:: Problem description ::
Only the lines from the start of the data through the line with "import numpy as np" belong in the copy. Restate them word for word, minus the pictures.

:: Given material ::
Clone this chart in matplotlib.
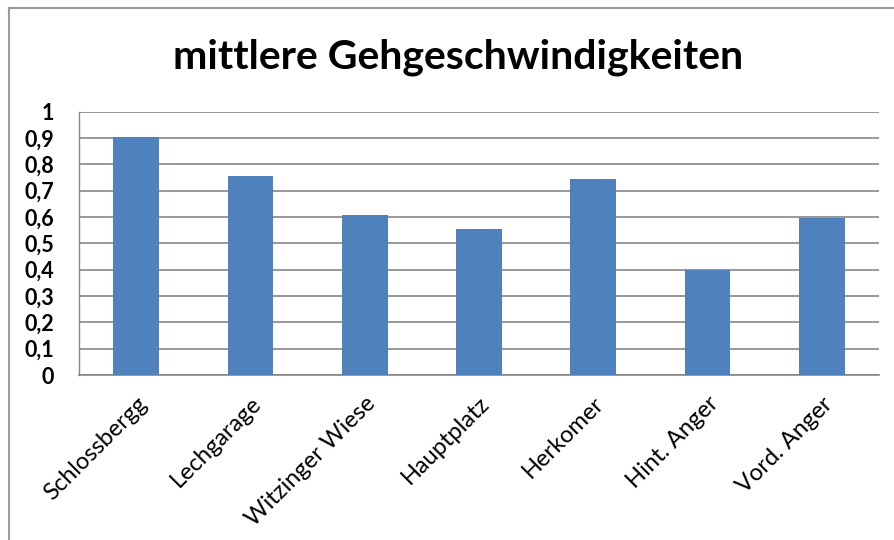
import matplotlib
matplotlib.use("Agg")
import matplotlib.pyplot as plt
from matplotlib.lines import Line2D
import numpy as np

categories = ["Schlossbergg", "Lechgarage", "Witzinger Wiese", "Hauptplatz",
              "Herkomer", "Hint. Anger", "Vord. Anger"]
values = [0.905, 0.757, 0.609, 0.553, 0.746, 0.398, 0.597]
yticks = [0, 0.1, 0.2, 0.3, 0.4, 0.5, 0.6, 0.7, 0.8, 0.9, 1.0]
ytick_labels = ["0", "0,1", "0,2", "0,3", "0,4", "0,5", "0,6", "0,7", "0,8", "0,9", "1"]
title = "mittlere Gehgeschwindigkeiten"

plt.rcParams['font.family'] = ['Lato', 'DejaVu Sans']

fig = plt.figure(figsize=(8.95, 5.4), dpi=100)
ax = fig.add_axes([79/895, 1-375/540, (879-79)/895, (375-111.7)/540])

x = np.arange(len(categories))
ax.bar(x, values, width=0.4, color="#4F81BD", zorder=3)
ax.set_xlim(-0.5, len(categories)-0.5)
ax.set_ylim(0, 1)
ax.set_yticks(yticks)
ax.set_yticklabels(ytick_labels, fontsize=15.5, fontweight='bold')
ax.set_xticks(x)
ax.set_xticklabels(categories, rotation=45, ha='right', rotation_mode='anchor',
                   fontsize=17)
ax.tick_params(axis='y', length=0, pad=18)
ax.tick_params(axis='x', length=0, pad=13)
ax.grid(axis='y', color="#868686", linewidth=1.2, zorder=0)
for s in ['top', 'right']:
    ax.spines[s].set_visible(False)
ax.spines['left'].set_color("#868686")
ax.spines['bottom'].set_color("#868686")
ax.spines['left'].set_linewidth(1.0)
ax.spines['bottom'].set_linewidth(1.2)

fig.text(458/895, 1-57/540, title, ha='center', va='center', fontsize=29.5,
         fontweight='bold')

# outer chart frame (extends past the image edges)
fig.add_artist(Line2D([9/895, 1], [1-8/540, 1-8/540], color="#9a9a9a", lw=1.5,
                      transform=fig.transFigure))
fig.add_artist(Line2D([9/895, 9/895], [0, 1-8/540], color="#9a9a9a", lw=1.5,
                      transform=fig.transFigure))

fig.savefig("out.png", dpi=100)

:: Expected output ::
Clone this chart in matplotlib.
import matplotlib
matplotlib.use("Agg")
import matplotlib.pyplot as plt
from matplotlib.lines import Line2D
import numpy as np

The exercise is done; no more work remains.